▸ Supplied material
— Start —

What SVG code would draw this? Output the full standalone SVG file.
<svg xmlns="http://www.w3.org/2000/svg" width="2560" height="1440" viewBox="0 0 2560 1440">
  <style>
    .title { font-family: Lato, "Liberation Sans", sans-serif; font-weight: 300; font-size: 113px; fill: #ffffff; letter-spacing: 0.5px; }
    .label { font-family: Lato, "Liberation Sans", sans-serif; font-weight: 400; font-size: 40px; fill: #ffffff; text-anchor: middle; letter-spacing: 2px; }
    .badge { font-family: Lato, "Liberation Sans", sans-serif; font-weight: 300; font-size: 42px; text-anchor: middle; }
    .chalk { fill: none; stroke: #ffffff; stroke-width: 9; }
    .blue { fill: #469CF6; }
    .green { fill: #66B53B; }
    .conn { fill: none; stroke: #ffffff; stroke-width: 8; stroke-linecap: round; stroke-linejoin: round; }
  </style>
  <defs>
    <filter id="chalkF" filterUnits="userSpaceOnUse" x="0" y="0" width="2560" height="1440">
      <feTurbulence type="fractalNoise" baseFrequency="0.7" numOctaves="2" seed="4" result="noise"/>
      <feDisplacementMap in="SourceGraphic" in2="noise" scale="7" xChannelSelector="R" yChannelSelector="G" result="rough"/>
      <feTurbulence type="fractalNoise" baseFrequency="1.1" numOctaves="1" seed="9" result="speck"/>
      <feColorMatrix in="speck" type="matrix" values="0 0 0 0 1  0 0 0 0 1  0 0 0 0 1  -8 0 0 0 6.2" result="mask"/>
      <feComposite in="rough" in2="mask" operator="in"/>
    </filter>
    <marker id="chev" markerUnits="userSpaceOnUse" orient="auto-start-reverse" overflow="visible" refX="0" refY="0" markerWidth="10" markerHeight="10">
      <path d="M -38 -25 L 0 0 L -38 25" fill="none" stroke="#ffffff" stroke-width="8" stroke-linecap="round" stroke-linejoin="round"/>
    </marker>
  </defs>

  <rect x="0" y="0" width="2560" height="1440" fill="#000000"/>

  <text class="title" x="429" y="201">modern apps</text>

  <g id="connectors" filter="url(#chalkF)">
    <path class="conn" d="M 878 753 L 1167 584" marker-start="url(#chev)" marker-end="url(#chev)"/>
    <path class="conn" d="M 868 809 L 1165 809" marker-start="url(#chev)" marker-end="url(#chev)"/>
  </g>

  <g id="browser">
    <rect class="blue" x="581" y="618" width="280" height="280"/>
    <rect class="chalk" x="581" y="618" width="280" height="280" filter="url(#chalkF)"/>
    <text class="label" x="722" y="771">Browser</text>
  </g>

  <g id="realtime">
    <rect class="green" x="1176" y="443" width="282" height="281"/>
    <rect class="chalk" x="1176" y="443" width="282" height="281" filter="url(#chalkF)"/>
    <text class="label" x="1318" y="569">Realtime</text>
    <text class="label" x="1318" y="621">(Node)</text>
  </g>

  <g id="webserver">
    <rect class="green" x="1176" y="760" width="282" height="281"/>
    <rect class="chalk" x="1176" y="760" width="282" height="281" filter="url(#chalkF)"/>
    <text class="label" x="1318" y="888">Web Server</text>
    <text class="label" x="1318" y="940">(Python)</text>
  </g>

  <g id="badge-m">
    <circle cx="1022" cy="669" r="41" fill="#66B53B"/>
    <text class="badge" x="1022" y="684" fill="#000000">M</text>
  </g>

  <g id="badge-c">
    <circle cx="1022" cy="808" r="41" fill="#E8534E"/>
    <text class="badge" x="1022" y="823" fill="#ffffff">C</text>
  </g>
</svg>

— End —
— Start —

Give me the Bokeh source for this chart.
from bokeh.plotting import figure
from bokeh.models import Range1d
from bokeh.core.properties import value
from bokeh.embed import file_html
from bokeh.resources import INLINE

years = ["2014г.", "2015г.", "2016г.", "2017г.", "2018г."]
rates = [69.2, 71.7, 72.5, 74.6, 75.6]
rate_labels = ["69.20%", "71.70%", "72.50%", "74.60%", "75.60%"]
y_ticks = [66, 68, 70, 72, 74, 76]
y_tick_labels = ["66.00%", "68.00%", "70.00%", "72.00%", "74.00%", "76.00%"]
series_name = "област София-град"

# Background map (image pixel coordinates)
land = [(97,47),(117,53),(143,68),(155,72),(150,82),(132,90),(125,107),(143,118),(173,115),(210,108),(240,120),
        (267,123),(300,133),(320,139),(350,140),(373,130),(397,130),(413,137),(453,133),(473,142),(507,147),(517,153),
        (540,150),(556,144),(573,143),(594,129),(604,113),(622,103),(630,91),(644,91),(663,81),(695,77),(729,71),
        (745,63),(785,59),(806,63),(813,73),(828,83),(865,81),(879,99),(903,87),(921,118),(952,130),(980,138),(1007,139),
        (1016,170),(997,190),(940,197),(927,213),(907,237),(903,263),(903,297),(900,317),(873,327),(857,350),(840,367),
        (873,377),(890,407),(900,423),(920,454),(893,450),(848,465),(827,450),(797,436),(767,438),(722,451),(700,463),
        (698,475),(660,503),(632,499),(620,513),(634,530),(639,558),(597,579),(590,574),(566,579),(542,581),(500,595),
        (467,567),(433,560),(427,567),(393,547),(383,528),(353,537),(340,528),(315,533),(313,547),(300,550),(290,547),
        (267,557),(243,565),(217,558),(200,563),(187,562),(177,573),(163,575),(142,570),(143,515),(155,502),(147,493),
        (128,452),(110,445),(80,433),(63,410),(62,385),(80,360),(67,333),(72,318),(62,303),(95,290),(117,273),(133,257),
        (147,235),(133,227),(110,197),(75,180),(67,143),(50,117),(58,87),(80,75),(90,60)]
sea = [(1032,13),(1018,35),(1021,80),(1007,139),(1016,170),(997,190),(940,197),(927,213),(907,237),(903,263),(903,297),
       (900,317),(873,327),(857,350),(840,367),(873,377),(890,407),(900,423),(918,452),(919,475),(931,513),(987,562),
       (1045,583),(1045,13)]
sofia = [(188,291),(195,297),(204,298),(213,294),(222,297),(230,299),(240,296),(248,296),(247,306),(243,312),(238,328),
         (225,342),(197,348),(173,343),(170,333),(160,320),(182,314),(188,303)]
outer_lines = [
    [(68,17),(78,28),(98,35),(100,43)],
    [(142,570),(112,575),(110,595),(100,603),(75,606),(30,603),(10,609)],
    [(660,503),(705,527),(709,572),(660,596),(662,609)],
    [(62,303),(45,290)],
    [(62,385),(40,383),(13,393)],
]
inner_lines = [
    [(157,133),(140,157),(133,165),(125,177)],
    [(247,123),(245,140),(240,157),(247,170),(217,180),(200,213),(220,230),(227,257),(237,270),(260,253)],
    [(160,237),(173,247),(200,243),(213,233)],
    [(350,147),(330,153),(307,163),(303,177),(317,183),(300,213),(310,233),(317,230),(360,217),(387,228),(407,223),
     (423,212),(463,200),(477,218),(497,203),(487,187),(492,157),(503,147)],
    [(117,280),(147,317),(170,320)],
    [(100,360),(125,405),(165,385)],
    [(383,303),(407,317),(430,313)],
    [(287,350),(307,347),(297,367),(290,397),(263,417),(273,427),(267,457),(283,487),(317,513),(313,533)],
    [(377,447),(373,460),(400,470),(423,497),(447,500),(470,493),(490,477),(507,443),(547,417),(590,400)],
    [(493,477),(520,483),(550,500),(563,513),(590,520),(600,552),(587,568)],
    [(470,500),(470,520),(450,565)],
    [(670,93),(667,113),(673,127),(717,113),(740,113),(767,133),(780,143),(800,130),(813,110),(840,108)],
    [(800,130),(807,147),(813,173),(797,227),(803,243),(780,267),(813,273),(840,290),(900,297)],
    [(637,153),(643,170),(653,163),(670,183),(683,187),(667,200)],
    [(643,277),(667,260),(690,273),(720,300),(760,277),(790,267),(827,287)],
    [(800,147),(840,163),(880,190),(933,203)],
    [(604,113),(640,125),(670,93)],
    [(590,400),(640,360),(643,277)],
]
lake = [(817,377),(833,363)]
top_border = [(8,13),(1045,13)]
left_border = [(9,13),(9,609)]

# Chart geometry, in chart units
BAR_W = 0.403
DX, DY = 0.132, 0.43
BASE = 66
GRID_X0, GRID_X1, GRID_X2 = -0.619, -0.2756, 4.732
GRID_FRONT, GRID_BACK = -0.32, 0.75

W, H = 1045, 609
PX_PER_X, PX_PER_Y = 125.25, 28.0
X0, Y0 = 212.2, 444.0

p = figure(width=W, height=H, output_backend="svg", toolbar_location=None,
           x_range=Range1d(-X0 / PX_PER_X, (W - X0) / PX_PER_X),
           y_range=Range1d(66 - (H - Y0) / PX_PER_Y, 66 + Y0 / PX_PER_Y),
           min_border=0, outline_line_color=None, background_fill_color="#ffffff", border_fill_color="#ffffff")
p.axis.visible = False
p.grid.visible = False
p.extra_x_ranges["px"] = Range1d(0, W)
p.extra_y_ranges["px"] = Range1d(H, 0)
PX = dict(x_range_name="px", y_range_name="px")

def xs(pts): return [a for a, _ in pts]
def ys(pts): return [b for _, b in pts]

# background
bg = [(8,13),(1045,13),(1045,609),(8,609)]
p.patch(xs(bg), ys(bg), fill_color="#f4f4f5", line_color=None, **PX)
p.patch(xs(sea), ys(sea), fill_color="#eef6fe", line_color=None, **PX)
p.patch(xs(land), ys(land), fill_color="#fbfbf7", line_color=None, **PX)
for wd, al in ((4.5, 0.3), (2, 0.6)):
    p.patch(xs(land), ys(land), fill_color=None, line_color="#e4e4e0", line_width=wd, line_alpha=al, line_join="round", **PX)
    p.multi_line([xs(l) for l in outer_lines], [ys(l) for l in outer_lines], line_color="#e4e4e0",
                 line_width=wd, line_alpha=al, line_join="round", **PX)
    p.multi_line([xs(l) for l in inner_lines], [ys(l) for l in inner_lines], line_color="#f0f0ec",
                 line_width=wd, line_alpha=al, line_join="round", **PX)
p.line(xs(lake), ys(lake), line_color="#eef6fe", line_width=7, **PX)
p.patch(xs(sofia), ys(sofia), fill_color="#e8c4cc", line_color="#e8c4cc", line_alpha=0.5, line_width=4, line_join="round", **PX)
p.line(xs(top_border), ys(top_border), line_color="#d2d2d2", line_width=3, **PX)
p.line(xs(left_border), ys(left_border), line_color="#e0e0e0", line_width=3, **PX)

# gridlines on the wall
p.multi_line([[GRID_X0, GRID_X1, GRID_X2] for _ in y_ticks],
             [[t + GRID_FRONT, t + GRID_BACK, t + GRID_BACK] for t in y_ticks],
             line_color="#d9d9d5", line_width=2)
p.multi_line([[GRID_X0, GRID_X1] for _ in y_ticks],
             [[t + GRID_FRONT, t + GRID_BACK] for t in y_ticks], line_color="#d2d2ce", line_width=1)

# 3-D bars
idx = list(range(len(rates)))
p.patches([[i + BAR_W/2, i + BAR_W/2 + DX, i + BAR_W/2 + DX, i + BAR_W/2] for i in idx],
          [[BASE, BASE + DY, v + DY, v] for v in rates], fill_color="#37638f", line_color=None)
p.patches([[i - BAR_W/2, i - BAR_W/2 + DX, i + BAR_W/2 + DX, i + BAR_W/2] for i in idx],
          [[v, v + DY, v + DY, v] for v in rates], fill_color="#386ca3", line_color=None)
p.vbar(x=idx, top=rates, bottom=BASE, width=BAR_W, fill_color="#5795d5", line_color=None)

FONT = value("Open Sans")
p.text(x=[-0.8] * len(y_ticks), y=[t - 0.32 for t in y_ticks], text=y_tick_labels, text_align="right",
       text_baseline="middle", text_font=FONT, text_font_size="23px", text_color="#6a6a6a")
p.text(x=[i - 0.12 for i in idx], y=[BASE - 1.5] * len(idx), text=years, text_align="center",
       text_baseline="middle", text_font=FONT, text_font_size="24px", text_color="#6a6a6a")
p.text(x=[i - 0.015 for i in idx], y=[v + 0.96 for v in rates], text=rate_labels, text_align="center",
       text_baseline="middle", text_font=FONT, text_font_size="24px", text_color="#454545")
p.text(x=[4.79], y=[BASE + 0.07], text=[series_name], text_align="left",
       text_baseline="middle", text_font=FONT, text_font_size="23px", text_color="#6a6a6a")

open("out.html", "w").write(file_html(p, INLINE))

— End —
— Start —

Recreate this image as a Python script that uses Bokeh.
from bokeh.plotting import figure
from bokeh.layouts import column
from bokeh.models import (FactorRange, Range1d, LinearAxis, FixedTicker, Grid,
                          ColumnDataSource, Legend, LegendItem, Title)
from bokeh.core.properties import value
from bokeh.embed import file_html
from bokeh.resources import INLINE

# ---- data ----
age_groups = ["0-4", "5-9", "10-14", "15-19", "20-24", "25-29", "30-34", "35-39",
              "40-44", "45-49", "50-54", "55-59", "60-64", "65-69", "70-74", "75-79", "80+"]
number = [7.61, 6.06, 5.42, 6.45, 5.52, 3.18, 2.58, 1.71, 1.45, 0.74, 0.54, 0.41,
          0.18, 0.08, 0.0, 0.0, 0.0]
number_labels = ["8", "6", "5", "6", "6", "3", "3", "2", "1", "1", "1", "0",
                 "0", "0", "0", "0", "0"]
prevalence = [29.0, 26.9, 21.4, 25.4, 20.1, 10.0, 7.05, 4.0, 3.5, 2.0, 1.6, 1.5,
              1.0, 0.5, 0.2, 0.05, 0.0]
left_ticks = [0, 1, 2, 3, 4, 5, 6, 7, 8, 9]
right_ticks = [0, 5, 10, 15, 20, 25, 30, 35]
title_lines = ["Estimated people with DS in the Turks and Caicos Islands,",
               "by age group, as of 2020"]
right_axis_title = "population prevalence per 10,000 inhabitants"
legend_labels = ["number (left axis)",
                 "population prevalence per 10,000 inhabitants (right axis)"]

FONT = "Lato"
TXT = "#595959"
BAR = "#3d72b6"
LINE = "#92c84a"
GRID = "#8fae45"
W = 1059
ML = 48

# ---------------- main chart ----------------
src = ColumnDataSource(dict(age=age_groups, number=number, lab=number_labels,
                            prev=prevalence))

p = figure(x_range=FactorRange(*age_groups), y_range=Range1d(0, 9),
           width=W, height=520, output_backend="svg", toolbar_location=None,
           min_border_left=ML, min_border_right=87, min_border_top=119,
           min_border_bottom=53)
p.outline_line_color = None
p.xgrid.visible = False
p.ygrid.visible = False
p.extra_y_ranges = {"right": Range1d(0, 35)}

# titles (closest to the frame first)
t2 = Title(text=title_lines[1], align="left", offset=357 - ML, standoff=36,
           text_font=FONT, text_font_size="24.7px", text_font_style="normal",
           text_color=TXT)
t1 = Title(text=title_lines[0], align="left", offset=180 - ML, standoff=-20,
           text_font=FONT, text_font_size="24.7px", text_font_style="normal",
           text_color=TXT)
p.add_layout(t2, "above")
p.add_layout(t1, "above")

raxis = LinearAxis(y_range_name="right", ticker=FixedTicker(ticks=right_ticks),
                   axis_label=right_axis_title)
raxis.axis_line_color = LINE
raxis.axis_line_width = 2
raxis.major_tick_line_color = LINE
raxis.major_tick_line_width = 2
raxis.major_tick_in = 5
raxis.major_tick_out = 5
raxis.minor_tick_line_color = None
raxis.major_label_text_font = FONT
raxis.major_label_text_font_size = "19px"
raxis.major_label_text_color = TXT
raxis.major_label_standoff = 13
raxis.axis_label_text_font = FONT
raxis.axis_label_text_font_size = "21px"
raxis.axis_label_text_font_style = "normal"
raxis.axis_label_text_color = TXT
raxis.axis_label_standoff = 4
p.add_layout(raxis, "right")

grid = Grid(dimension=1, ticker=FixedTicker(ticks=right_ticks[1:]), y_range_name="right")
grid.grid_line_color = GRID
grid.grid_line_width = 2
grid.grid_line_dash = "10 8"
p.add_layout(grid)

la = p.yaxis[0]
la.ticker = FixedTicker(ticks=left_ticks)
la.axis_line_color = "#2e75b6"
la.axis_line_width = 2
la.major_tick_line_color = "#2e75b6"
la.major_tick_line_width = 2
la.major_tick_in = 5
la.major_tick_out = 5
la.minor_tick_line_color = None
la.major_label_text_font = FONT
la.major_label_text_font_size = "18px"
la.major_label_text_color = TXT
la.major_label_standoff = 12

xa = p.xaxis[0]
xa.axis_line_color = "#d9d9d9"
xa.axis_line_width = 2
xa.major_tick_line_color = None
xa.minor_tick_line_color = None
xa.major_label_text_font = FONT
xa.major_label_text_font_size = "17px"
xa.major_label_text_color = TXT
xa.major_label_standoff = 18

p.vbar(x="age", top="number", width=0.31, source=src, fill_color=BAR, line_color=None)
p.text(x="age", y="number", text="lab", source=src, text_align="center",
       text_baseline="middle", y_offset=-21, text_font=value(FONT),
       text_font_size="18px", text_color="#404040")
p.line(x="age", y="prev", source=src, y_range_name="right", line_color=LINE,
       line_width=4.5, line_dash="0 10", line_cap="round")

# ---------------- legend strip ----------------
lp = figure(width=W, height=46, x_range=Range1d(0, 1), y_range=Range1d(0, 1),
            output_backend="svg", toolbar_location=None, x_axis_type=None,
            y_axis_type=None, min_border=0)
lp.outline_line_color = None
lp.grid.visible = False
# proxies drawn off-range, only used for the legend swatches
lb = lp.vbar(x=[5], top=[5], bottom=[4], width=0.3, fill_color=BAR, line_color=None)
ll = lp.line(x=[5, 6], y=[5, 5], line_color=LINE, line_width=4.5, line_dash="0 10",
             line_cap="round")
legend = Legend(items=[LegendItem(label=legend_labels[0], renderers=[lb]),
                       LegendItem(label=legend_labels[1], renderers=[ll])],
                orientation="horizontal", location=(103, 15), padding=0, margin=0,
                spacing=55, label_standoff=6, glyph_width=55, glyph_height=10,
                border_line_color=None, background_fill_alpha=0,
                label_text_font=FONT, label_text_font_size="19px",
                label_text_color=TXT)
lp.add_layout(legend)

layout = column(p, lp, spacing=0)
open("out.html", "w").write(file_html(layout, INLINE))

— End —

▸ Objective
Gather and copy every line of the data in which the string "Python" is found.

▸ Reply
    <text class="label" x="1318" y="940">(Python)</text>
Recreate this image as a Python script that uses Bokeh.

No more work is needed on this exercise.